I don't see how revealing buffer text that has a replacing display
property, rather than the replacement, is good design.

The results of putting display properties on autocompositions
are...entertaining, in any case. I've now got an "x" character that
C-x = tells me is an "i"...

> These strings are
> more akin to images than to a part of buffer text, so mixing them with
> buffer text on display would be a grave mistake.

No, it wouldn't be. If two letters appear with no intervening space,
they need to be kerned and ligated if appropriate, no matter where
they come from. If people want a ZWNJ, that's perfectly available to
them.

> > > Please note: I'm not talking about the regexp part -- that part you
> > > anyway will need to decide how to extend or augment.  I'm telling you
> > > right here and now that blindly taking a fixed amount of surrounding
> > > text will not be acceptable.  You can either come up with some smarter
> > > regexp (and you are wrong: the regexps in composition-function-table
> > > do NOT have to match only fixed strings, you can see that they don't
> > > in the part of the table we set up for the Arabic script);
> >
> > Again, I think the limits are fixed: 4 characters of history and 500
> > characters of look-ahead. What am I missing?
>
> Fixed limits and fixed strings are two different things.  You can
> match strings of many different lengths up to a limit.

Which effectively means you can match strings of that limited length.

> The 3 previous characters are rarely needed, certainly not for English
> ligatures, because you can detect the sequence by the first character.

Precisely the same argument applies to my 16-character limit. A script
in which a glyph depends on something happening 16 codepoints onwards,
or back, is extremely unlikely.

> Anyway, you again focus on the (separate) issue of determining the
> context.  Whereas I was mainly talking about what happens _after_ you
> determine the context: how do you collect the characters to pass to
> the shaper, how you present to the layout code the glyphs returned by
> the shaper, and how you lay out those glyphs by inserting them into
> the glyph rows of the glyph matrix.  It is this code that I see no
> reason to modify, definitely not significantly.
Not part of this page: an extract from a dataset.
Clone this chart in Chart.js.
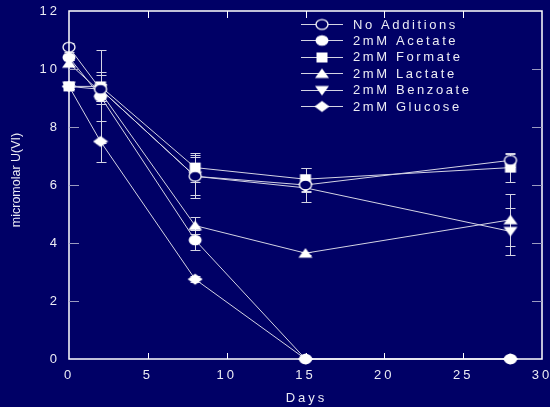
<!DOCTYPE html>
<html>
<head>
<meta charset="utf-8">
<script src="https://cdn.jsdelivr.net/npm/chart.js@4/dist/chart.umd.min.js"></script>
<style>
  html, body { margin: 0; padding: 0; background: #000066; }
  #wrap { width: 550px; height: 407px; }
</style>
</head>
<body>
<div id="wrap"><canvas id="grafico" width="550" height="407"></canvas></div>
<script>
// Days sampled
const dias = [0, 2, 8, 15, 28];

// Series names
const series = ["No Additions", "2mM Acetate", "2mM Formate", "2mM Lactate", "2mM Benzoate", "2mM Glucose"];

// micromolar U(VI) values
const semAdicao = [10.75, 9.3, 6.3, 6.0, 6.85];
const acetato   = [10.4, 9.05, 4.1, 0, 0];
const formato   = [9.4, 9.4, 6.6, 6.2, 6.6];
const lactato   = [10.2, 9.2, 4.6, 3.65, 4.8];
const benzoato  = [9.4, 9.3, 6.3, 5.9, 4.4];
const glicose   = [9.4, 7.5, 2.75, 0, 0];

// error bars (+/-)
const erroSemAdicao = [0.15, 0.5, 0.75, 0.6, 0.22];
const erroAcetato   = [0.1, 1.6, 0.35, 0, 0];
const erroFormato   = [0.1, 0.5, 0.5, 0.4, 0.5];
const erroLactato   = [0.1, 0.3, 0.3, 0.05, 0.9];
const erroBenzoato  = [0.1, 0.2, 0.65, 0.15, 0.8];
const erroGlicose   = [0.1, 0.72, 0.1, 0, 0];

// axis ticks
const ticksX = [0, 5, 10, 15, 20, 25, 30];
const ticksY = [0, 2, 4, 6, 8, 10, 12];

const FUNDO = "#000066";
const BRANCO = "#ececf4";
const LINHA = "#d4d4e4";

// Markers as small canvases (the original has slightly wide shapes)
function criarMarcador(tipo) {
  const c = document.createElement("canvas");
  c.width = 16; c.height = 14;
  const g = c.getContext("2d");
  g.fillStyle = "#ffffff";
  g.strokeStyle = "#ffffff";
  g.lineWidth = 1.3;
  const cx = 8, cy = 7;
  g.beginPath();
  if (tipo === "aberto") {
    g.ellipse(cx, cy, 6, 4.8, 0, 0, Math.PI * 2);
    g.fillStyle = FUNDO;
    g.fill();
    g.stroke();
    return c;
  } else if (tipo === "circulo") {
    g.ellipse(cx, cy, 6.5, 5.2, 0, 0, Math.PI * 2);
  } else if (tipo === "quadrado") {
    g.rect(cx - 5.5, cy - 5, 11, 10);
  } else if (tipo === "triangulo") {
    g.moveTo(cx, cy - 5); g.lineTo(cx + 7, cy + 4.5); g.lineTo(cx - 7, cy + 4.5);
  } else if (tipo === "invertido") {
    g.moveTo(cx, cy + 5); g.lineTo(cx + 7, cy - 4.5); g.lineTo(cx - 7, cy - 4.5);
  } else if (tipo === "losango") {
    g.moveTo(cx, cy - 5.5); g.lineTo(cx + 7.5, cy); g.lineTo(cx, cy + 5.5); g.lineTo(cx - 7.5, cy);
  }
  g.closePath();
  g.fill();
  return c;
}

const valores = [semAdicao, acetato, formato, lactato, benzoato, glicose];
const erros = [erroSemAdicao, erroAcetato, erroFormato, erroLactato, erroBenzoato, erroGlicose];
const marcadores = ["aberto", "circulo", "quadrado", "triangulo", "invertido", "losango"].map(criarMarcador);

const datasets = series.map(function (nome, i) {
  return {
    label: nome,
    data: dias.map(function (d, j) { return { x: d, y: valores[i][j] }; }),
    borderColor: LINHA,
    borderWidth: 1,
    pointStyle: marcadores[i],
    pointRadius: 7,
    pointHoverRadius: 7,
    fill: false,
    clip: false,
    tension: 0
  };
});

// Background, error bars, inward ticks, box, legend, titles
const pluginDesenho = {
  id: "desenho",
  beforeUpdate(chart) { chart.ctx.letterSpacing = "3px"; },
  beforeDraw(chart) {
    const ctx = chart.ctx;
    ctx.save();
    ctx.fillStyle = FUNDO;
    ctx.fillRect(0, 0, chart.width, chart.height);
    ctx.restore();
    ctx.letterSpacing = "3px";
  },
  beforeDatasetsDraw(chart) {
    const ctx = chart.ctx;
    const sx = chart.scales.x, sy = chart.scales.y;
    ctx.save();
    ctx.strokeStyle = LINHA;
    ctx.lineWidth = 1;
    erros.forEach(function (lista, i) {
      lista.forEach(function (e, j) {
        if (!e) return;
        const px = Math.round(sx.getPixelForValue(dias[j])) + 0.5;
        const top = Math.round(sy.getPixelForValue(valores[i][j] + e)) + 0.5;
        const bot = Math.round(sy.getPixelForValue(valores[i][j] - e)) + 0.5;
        ctx.beginPath();
        ctx.moveTo(px, top); ctx.lineTo(px, bot);
        ctx.moveTo(px - 5, top); ctx.lineTo(px + 5, top);
        ctx.moveTo(px - 5, bot); ctx.lineTo(px + 5, bot);
        ctx.stroke();
      });
    });
    ctx.restore();
  },
  afterDraw(chart) {
    const ctx = chart.ctx;
    const a = chart.chartArea;
    const sx = chart.scales.x, sy = chart.scales.y;
    ctx.save();
    // box
    ctx.strokeStyle = "#ffffff";
    ctx.lineWidth = 1.5;
    ctx.strokeRect(a.left, a.top, a.right - a.left, a.bottom - a.top);
    // x ticks inward (top and bottom)
    ctx.lineWidth = 1;
    ctx.beginPath();
    ticksX.slice(1, -1).forEach(function (v) {
      const px = Math.round(sx.getPixelForValue(v)) + 0.5;
      ctx.moveTo(px, a.bottom); ctx.lineTo(px, a.bottom - 6);
      ctx.moveTo(px, a.top); ctx.lineTo(px, a.top + 7);
    });
    ctx.stroke();
    // y ticks inward (left and right)
    ctx.strokeStyle = "#9a9ac0";
    ctx.beginPath();
    ticksY.slice(1, -1).forEach(function (v) {
      const py = Math.round(sy.getPixelForValue(v)) + 0.5;
      ctx.moveTo(a.left, py); ctx.lineTo(a.left + 10, py);
      ctx.moveTo(a.right, py); ctx.lineTo(a.right - 10, py);
    });
    ctx.stroke();

    // markers sitting on the x axis go over the box line
    [3, 4].forEach(function (j) {
      const px = sx.getPixelForValue(dias[j]);
      const py = sy.getPixelForValue(glicose[j]);
      ctx.drawImage(marcadores[5], Math.round(px) - 8, Math.round(py) - 7);
    });

    // legend
    ctx.font = "13px 'Liberation Sans', Arial, sans-serif";
    ctx.textBaseline = "middle";
    ctx.textAlign = "left";
    ctx.fillStyle = BRANCO;
    ctx.letterSpacing = "2.6px";
    series.forEach(function (nome, i) {
      const y = 24 + i * 16.4;
      ctx.strokeStyle = LINHA;
      ctx.beginPath();
      ctx.moveTo(301, Math.round(y) + 0.5); ctx.lineTo(343, Math.round(y) + 0.5);
      ctx.stroke();
      ctx.drawImage(marcadores[i], 322 - 8, Math.round(y) - 7 + 0.5);
      ctx.fillText(nome, 353, y + 1);
    });

    // axis titles
    ctx.textAlign = "center";
    ctx.letterSpacing = "3px";
    ctx.fillText("Days", (a.left + a.right) / 2 + 1, 398);
    ctx.letterSpacing = "0px";
    ctx.translate(17, (a.top + a.bottom) / 2 - 5);
    ctx.rotate(-Math.PI / 2);
    ctx.font = "12.5px 'Liberation Sans', Arial, sans-serif";
    ctx.fillText("micromolar U(VI)", 0, 0);
    ctx.restore();
  }
};

const fonteTicks = { family: "'Liberation Sans', Arial, sans-serif", size: 13 };

new Chart(document.getElementById("grafico"), {
  type: "line",
  data: { datasets: datasets },
  options: {
    responsive: false,
    animation: false,
    layout: { padding: { left: 0, top: 11, right: 7, bottom: 0 } },
    plugins: { legend: { display: false }, tooltip: { enabled: false } },
    scales: {
      x: {
        type: "linear",
        min: 0, max: 30,
        border: { display: false },
        grid: { display: false, drawTicks: false },
        ticks: { stepSize: 5, color: BRANCO, font: fonteTicks, padding: 9, maxRotation: 0 },
        afterFit(s) { s.height = 48; s.paddingLeft = 0; s.paddingRight = 0; }
      },
      y: {
        min: 0, max: 12,
        border: { display: false },
        grid: { display: false, drawTicks: false },
        ticks: { stepSize: 2, color: BRANCO, font: fonteTicks, padding: 9 },
        afterFit(s) { s.width = 69; s.paddingTop = 0; s.paddingBottom = 0; }
      }
    }
  },
  plugins: [pluginDesenho]
});
</script>
</body>
</html>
It needs to be modified, significantly, to support entering glyphs, to
support kerning, and to support things like ligating across a buffer
text / display string boundary.

> > > or you can
> > > decide on something more complex, like a function.  Either way, the
> > > amount of text that this will pick up and pass to the shaper should be
> > > reasonable and should be determined by some understandable rules.  And
> > > those rules must be controllable from Lisp.
> >
> > That last part isn't true for the composite.c code, which imposes a
> > limit of 4 characters of history and 500 characters of look-ahead
>
> How do those limits violate the above requirement?  The 3-char
> prev-chars limit is "reasonable" because we currently don't need more,

It's hardcoded in C, though. A 16-character limit, as explained above,
is perfectly "reasonable" for determining the shape of a single glyph.

> and the other limit doesn't exist AFAICT -- you could make a regexp
> that matched very long strings, if needed.

Hmm. I thought I saw weirdness around the 500th character, but it's
probably one of the other bugs.

But, seriously, you're still willing to argue that point shouldn't be
able to enter the "ffi" glyph? Not even if the user wants it? Because
if so, I suggest we interrupt the discussion here.